Hughes also pokes fun at religion, lampooning a preacher-man in "Sunday Morning Prophecy."

Dulaney took a contingent of students to preview the show for what might be considered a tough audience: The City of Refuge Christian Church, a predominantly African American congregation in Waipahu.

He was delighted when the pastor, the Rev. Wayne Anderson, was taken with the performance, the minister waving off warnings even about the part that gently teased his own profession.

Even more heartening: Anderson took about 100 of his parishioners to attend the first public show last week.

"It was a chance for two communities to be holding hands that don't usually get together," Dulaney said.

Anderson said he was moved that a company of actors disconnected from the black experience invested such effort in learning about this particular literary hero — and they didn't wait until the Martin Luther King Jr. holiday to do it, either.
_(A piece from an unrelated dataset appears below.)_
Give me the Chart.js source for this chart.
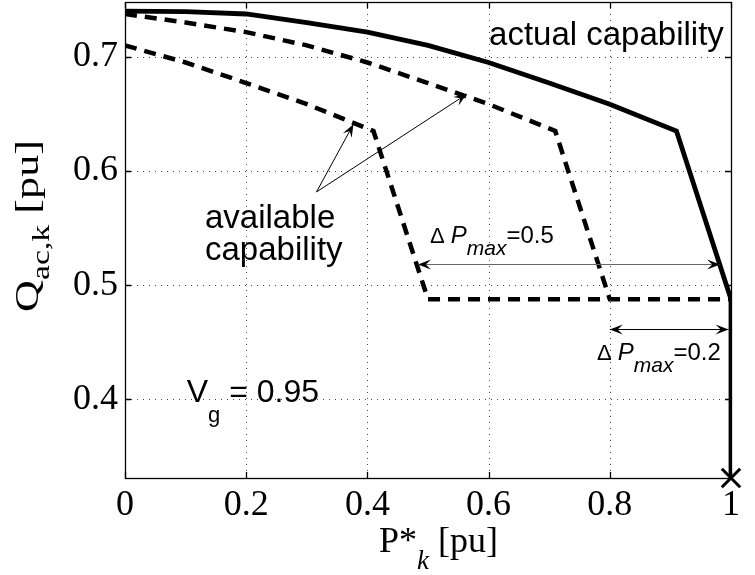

"I was very much inspired that they took on the challenge and were very expressive of a great American," he said. "I really appreciated the fact that young people took the time to study a man's work outside of their culture. That was very enlightening and broad minded."

Besides, everyone agreed: There was much in the text that resonated with everyone.

Kon said that some of the kids responded to the tales of racist cruelty, hearing a call to practice kindness in their own lives — even if that meant simply being nicer to their kid brother or sister.

And one poem, "Harlem Sweeties," was rewritten as an ode to the Asian-Pacific racial melting pot of the company's hometown, Kalihi.

Tonight's public show won't be the last, Dulaney said: A reprise is planned around Martin Luther King Day.

And for their part, the City of Refuge wants to collaborate on a future joint production of the show, Anderson said. The material seems to adapt well to a multi-ethnic cast.

"Because his work is relevant today, I think people can identify with him," Anderson said. "It's not about the color of the person, it's about the message that the messenger put to paper."